HC: Joe, you’ve worked with Image quite a bit over the past decade. What do you appreciate about them as a publisher?
JK: One of the greatest things about Image is a lot of stuff that you would completely take for granted until it’s out of your hands. Like choosing our paper stock. Being able to choose where ads go, what ads run, do ads run at all? How long our letters column is going to be. When John was coming on board, I really wanted to make a big deal out of it because it’s a huge deal for me, and unfortunately for a lot of the guys who have been working in the industry for a while, I don’t think it’s done all that much. It’s not just limited to comics, but any sort of artistic field doesn’t really do a great job of respecting what came before, with some exceptions. So I was like, “Alright, let’s have John on a cover because he’s a great illustrator,” and he did an awesome cover.
There’s a writer whose stuff I really enjoy named Shea Hennum, he writes about comics and pop culture and he’s really interesting, and a while ago I was like, “Dude, if you ever need a space, use the back of ‘Shutter.’” And we’re doing a thing with him where he’s doing a thing about “Heavy Liquid,” but in issue No. 7 with John, I was like, “Man, you should write something about John Workman and lettering in general and why it’s important.” By working at Image, we can do that. I’ve worked at other companies where the editor might be super into something, but they’ve gotta go through all this bureaucracy and they can’t just make a decision. Having the ability to make the decisions ourselves and the structure that is there at Image is really conducive to benefiting the creator. I’m not going to get into the nuts and bolts of it because I think it would be a little too inside baseball, but there are things they’re doing in terms of promotion on the retail level for “Shutter” No. 7 where I was like, “That’s great. It hugely benefits us. Don’t you guys need more of a cut?”
I’ve worked with Image in different capacities for 10 years now, and even now, it’s something [Ed] Brubaker said a while ago, which is when you try to explain Image within a capitalist concept, it’s really strange to people. It’s hard to wrap their heads around, and even now I found myself like, “Really?” Sounds cool, but it works out, because I think what you’ve been seeing has been long-term planning. A lot of the stuff that’s been coming up now is like, “Oh, wow. It’s amazing that Image did a book like ‘Saga.’” What Stephenson and [Robert] Kirkman do really well is the long-term planning.

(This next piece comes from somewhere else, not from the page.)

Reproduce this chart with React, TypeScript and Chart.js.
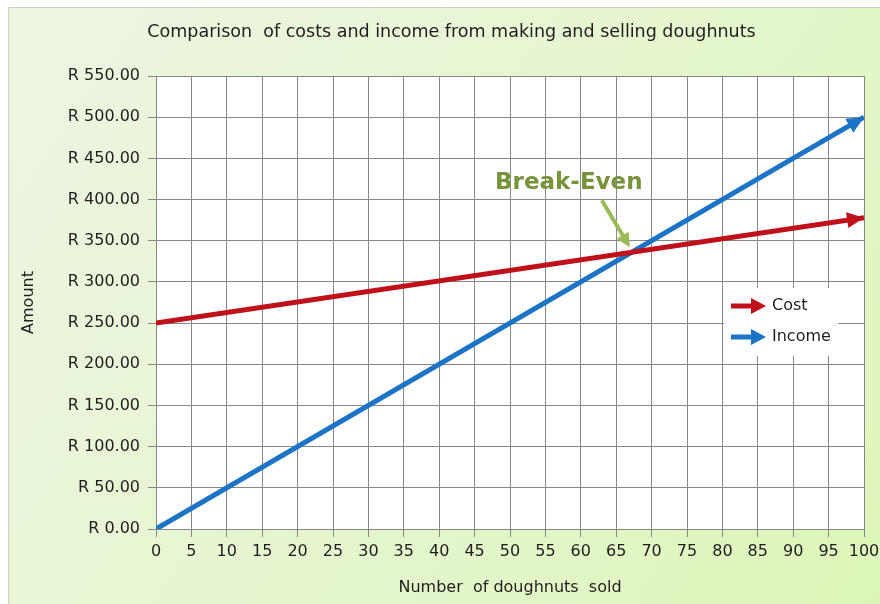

It’s fascinating to be part of it, and I’ve had a good time with other companies, some more than others, but for now, [Image] is my happy place. Everything I’ve got coming up is just weird, different types of stuff. Completely different types of genres and totally different artistic collaborators. It’s a good place. The person that I run things by is Leila, and she’s the one who draws it. That’s a nice thing to exist at a major publisher, to the point where they’ve almost created their own comics industry because no one operates the way they operate. And I don’t think anyone can.